--- start of Material to process ---
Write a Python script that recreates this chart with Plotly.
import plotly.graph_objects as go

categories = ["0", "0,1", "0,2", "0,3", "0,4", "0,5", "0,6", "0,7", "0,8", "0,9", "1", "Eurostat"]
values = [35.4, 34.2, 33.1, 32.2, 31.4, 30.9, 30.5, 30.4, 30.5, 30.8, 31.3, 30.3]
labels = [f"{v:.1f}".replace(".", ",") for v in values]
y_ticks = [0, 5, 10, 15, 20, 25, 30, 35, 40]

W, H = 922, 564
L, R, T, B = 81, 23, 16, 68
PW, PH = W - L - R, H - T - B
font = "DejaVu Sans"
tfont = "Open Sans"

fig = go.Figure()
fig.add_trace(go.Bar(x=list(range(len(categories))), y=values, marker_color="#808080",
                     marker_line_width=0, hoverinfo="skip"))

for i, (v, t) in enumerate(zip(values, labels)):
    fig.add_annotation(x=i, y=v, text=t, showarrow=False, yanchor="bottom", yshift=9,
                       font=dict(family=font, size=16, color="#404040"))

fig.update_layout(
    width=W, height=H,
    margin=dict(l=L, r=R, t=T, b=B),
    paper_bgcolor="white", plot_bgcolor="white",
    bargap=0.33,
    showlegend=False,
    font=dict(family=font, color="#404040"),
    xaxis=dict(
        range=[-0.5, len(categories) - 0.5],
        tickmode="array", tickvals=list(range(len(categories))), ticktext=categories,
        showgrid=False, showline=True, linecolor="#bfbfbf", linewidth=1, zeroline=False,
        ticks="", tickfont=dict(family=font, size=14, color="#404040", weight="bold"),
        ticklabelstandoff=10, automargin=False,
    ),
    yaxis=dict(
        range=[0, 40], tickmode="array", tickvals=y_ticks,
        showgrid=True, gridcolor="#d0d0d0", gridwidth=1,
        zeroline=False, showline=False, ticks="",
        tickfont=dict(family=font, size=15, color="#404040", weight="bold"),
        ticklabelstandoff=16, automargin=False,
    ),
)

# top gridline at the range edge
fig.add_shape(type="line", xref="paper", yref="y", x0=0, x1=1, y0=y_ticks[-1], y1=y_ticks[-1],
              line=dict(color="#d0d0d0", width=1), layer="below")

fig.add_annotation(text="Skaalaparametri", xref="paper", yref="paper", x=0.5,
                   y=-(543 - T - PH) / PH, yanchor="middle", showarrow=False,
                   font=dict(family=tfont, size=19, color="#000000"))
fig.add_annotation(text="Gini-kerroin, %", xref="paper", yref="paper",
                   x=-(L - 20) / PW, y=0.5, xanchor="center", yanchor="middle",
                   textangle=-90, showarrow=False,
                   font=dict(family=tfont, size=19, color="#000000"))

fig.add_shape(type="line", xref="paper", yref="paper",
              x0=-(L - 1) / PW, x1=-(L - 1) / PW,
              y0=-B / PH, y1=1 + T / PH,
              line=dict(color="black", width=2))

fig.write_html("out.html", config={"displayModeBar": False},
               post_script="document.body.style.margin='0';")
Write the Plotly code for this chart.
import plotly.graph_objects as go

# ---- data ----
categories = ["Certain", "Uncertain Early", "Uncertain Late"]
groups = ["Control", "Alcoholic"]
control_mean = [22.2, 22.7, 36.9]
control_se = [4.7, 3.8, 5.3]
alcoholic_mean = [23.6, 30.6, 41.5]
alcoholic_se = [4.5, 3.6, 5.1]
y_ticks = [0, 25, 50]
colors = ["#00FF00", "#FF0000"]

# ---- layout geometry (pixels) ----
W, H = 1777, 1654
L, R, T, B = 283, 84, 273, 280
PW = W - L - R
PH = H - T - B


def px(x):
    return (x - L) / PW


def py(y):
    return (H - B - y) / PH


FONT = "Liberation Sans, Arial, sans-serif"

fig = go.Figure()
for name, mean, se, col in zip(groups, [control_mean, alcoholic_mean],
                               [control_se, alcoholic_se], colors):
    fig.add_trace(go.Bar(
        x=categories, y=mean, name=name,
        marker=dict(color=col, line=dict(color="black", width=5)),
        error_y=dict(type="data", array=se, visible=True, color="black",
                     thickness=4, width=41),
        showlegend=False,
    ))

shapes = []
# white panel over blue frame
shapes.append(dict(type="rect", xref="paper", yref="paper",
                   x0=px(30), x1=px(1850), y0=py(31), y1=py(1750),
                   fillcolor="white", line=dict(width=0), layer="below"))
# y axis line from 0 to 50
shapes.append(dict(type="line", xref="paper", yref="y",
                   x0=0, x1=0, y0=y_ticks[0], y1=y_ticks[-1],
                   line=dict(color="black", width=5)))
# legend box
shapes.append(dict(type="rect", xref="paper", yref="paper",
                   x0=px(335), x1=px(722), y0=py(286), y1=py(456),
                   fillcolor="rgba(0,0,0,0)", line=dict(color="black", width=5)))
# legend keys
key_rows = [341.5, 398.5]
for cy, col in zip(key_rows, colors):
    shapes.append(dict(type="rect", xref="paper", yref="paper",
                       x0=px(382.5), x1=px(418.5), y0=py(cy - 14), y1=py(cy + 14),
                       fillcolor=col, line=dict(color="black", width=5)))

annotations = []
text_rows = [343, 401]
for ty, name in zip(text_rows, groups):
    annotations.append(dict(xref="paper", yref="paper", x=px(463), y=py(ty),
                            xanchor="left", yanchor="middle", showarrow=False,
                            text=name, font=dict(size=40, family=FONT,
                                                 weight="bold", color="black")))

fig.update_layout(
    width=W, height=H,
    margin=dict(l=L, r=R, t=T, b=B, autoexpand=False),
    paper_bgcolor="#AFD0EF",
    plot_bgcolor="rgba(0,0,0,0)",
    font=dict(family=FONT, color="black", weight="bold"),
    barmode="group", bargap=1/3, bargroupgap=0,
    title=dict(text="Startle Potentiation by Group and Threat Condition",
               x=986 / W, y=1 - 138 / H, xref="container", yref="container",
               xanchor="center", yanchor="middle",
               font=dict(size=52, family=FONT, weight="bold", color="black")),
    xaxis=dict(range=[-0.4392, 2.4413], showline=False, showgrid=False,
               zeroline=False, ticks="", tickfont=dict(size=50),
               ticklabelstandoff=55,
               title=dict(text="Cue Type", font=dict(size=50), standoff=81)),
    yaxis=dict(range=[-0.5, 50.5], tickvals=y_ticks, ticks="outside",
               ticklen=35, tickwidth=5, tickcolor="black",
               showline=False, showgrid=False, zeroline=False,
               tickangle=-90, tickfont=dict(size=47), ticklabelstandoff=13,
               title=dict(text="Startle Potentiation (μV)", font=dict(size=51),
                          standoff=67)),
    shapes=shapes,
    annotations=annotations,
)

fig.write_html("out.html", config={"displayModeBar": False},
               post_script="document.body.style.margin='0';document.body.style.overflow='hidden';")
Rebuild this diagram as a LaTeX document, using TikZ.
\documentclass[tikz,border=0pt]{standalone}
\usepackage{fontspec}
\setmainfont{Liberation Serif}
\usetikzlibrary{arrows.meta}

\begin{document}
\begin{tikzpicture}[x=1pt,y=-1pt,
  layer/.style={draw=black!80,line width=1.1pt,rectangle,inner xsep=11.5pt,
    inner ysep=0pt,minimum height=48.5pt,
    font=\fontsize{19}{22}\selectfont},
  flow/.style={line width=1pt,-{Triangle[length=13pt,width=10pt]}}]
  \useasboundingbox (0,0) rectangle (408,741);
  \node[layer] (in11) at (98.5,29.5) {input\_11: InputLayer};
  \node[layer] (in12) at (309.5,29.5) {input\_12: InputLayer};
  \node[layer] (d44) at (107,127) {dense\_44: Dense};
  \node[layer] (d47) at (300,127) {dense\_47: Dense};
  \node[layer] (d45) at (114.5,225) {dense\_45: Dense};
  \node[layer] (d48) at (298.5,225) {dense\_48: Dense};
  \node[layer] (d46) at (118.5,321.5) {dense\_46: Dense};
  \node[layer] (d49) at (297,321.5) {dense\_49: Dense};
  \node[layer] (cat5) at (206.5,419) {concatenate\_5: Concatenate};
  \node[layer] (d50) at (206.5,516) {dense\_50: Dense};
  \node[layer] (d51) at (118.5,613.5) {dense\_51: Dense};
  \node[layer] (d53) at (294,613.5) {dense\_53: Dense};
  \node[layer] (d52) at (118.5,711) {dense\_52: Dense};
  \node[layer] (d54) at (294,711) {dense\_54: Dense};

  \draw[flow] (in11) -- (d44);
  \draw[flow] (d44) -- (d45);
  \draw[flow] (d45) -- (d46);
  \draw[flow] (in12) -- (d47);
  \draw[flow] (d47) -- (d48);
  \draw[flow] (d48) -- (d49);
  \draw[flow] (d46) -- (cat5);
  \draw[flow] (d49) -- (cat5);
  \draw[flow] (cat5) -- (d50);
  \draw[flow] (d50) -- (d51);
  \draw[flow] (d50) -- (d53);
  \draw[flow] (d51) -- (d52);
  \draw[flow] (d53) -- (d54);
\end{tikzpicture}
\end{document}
--- end of Material to process ---
Brief:
The answer consists only of the lines from the one containing "Rebuild this diagram" to the end of the records, each written out exactly.

Result for this task:
Rebuild this diagram as a LaTeX document, using TikZ.
\documentclass[tikz,border=0pt]{standalone}
\usepackage{fontspec}
\setmainfont{Liberation Serif}
\usetikzlibrary{arrows.meta}

\begin{document}
\begin{tikzpicture}[x=1pt,y=-1pt,
  layer/.style={draw=black!80,line width=1.1pt,rectangle,inner xsep=11.5pt,
    inner ysep=0pt,minimum height=48.5pt,
    font=\fontsize{19}{22}\selectfont},
  flow/.style={line width=1pt,-{Triangle[length=13pt,width=10pt]}}]
  \useasboundingbox (0,0) rectangle (408,741);
  \node[layer] (in11) at (98.5,29.5) {input\_11: InputLayer};
  \node[layer] (in12) at (309.5,29.5) {input\_12: InputLayer};
  \node[layer] (d44) at (107,127) {dense\_44: Dense};
  \node[layer] (d47) at (300,127) {dense\_47: Dense};
  \node[layer] (d45) at (114.5,225) {dense\_45: Dense};
  \node[layer] (d48) at (298.5,225) {dense\_48: Dense};
  \node[layer] (d46) at (118.5,321.5) {dense\_46: Dense};
  \node[layer] (d49) at (297,321.5) {dense\_49: Dense};
  \node[layer] (cat5) at (206.5,419) {concatenate\_5: Concatenate};
  \node[layer] (d50) at (206.5,516) {dense\_50: Dense};
  \node[layer] (d51) at (118.5,613.5) {dense\_51: Dense};
  \node[layer] (d53) at (294,613.5) {dense\_53: Dense};
  \node[layer] (d52) at (118.5,711) {dense\_52: Dense};
  \node[layer] (d54) at (294,711) {dense\_54: Dense};

  \draw[flow] (in11) -- (d44);
  \draw[flow] (d44) -- (d45);
  \draw[flow] (d45) -- (d46);
  \draw[flow] (in12) -- (d47);
  \draw[flow] (d47) -- (d48);
  \draw[flow] (d48) -- (d49);
  \draw[flow] (d46) -- (cat5);
  \draw[flow] (d49) -- (cat5);
  \draw[flow] (cat5) -- (d50);
  \draw[flow] (d50) -- (d51);
  \draw[flow] (d50) -- (d53);
  \draw[flow] (d51) -- (d52);
  \draw[flow] (d53) -- (d54);
\end{tikzpicture}
\end{document}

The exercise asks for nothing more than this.